Begin Material

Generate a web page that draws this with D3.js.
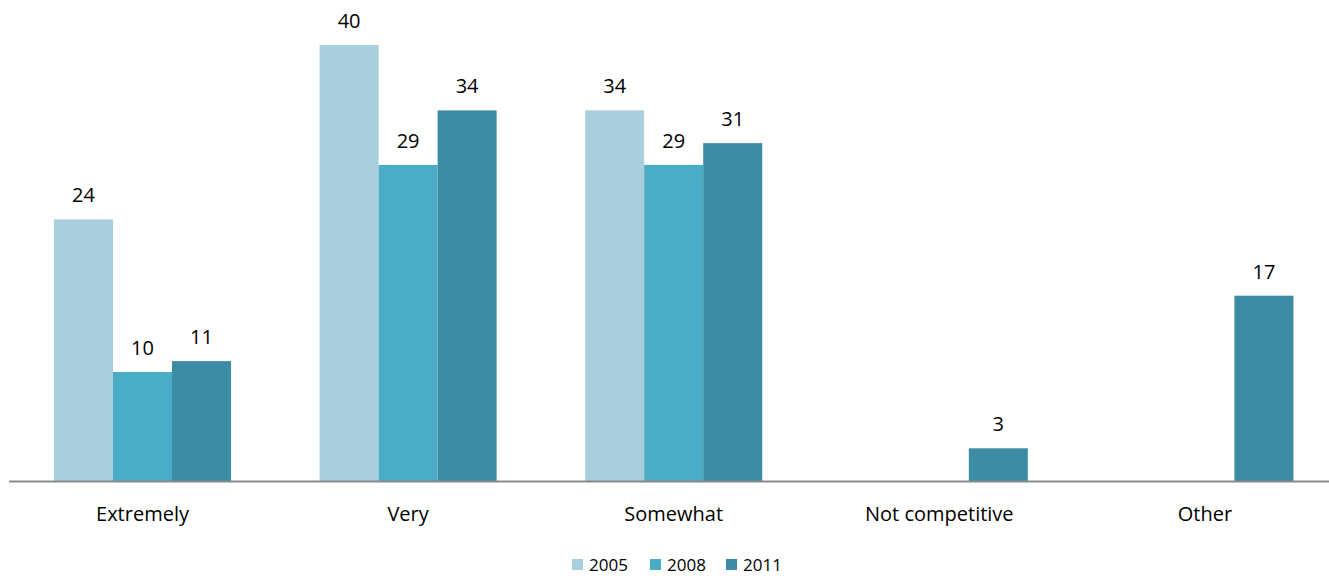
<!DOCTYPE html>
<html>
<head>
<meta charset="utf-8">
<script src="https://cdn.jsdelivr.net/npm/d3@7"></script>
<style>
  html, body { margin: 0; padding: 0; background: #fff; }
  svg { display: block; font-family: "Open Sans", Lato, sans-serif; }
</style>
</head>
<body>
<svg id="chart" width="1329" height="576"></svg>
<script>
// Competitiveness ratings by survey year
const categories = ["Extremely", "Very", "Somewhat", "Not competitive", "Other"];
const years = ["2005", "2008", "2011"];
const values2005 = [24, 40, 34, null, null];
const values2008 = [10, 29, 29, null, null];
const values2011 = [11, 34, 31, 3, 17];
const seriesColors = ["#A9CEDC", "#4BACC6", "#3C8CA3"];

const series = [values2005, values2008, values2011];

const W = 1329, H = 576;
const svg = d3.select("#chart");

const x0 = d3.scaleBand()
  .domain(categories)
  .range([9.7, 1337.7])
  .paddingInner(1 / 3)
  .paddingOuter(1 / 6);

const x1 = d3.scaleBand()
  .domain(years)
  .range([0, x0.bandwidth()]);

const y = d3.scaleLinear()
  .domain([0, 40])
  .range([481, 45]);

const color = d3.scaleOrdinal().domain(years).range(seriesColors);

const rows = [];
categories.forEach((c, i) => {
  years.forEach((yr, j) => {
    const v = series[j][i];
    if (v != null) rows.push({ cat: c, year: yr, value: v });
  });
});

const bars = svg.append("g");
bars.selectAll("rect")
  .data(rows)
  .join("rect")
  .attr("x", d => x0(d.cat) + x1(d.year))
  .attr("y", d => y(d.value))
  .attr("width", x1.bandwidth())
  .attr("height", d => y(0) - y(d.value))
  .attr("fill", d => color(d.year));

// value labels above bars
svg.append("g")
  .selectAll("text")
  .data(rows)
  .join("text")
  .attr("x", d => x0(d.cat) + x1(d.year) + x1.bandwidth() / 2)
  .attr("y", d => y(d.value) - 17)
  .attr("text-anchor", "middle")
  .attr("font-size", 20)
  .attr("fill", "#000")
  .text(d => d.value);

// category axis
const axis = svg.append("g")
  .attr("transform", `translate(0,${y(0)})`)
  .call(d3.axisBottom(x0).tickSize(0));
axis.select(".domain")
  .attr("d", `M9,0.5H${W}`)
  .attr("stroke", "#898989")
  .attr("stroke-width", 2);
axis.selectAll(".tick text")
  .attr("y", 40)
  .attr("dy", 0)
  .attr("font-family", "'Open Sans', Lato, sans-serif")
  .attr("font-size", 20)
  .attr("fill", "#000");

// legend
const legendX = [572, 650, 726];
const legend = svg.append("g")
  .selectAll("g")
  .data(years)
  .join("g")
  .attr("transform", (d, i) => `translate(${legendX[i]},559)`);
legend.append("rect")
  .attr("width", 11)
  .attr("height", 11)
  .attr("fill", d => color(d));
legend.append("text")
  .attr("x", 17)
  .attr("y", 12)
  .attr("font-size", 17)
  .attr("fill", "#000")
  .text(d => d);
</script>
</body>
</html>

End Material

Instructions for the task. Leave out the pictures and reproduce the rest of the listing exactly.

Answer to this task.
Generate a web page that draws this with D3.js.
<!DOCTYPE html>
<html>
<head>
<meta charset="utf-8">
<script src="https://cdn.jsdelivr.net/npm/d3@7"></script>
<style>
  html, body { margin: 0; padding: 0; background: #fff; }
  svg { display: block; font-family: "Open Sans", Lato, sans-serif; }
</style>
</head>
<body>
<svg id="chart" width="1329" height="576"></svg>
<script>
// Competitiveness ratings by survey year
const categories = ["Extremely", "Very", "Somewhat", "Not competitive", "Other"];
const years = ["2005", "2008", "2011"];
const values2005 = [24, 40, 34, null, null];
const values2008 = [10, 29, 29, null, null];
const values2011 = [11, 34, 31, 3, 17];
const seriesColors = ["#A9CEDC", "#4BACC6", "#3C8CA3"];

const series = [values2005, values2008, values2011];

const W = 1329, H = 576;
const svg = d3.select("#chart");

const x0 = d3.scaleBand()
  .domain(categories)
  .range([9.7, 1337.7])
  .paddingInner(1 / 3)
  .paddingOuter(1 / 6);

const x1 = d3.scaleBand()
  .domain(years)
  .range([0, x0.bandwidth()]);

const y = d3.scaleLinear()
  .domain([0, 40])
  .range([481, 45]);

const color = d3.scaleOrdinal().domain(years).range(seriesColors);

const rows = [];
categories.forEach((c, i) => {
  years.forEach((yr, j) => {
    const v = series[j][i];
    if (v != null) rows.push({ cat: c, year: yr, value: v });
  });
});

const bars = svg.append("g");
bars.selectAll("rect")
  .data(rows)
  .join("rect")
  .attr("x", d => x0(d.cat) + x1(d.year))
  .attr("y", d => y(d.value))
  .attr("width", x1.bandwidth())
  .attr("height", d => y(0) - y(d.value))
  .attr("fill", d => color(d.year));

// value labels above bars
svg.append("g")
  .selectAll("text")
  .data(rows)
  .join("text")
  .attr("x", d => x0(d.cat) + x1(d.year) + x1.bandwidth() / 2)
  .attr("y", d => y(d.value) - 17)
  .attr("text-anchor", "middle")
  .attr("font-size", 20)
  .attr("fill", "#000")
  .text(d => d.value);

// category axis
const axis = svg.append("g")
  .attr("transform", `translate(0,${y(0)})`)
  .call(d3.axisBottom(x0).tickSize(0));
axis.select(".domain")
  .attr("d", `M9,0.5H${W}`)
  .attr("stroke", "#898989")
  .attr("stroke-width", 2);
axis.selectAll(".tick text")
  .attr("y", 40)
  .attr("dy", 0)
  .attr("font-family", "'Open Sans', Lato, sans-serif")
  .attr("font-size", 20)
  .attr("fill", "#000");

// legend
const legendX = [572, 650, 726];
const legend = svg.append("g")
  .selectAll("g")
  .data(years)
  .join("g")
  .attr("transform", (d, i) => `translate(${legendX[i]},559)`);
legend.append("rect")
  .attr("width", 11)
  .attr("height", 11)
  .attr("fill", d => color(d));
legend.append("text")
  .attr("x", 17)
  .attr("y", 12)
  .attr("font-size", 17)
  .attr("fill", "#000")
  .text(d => d);
</script>
</body>
</html>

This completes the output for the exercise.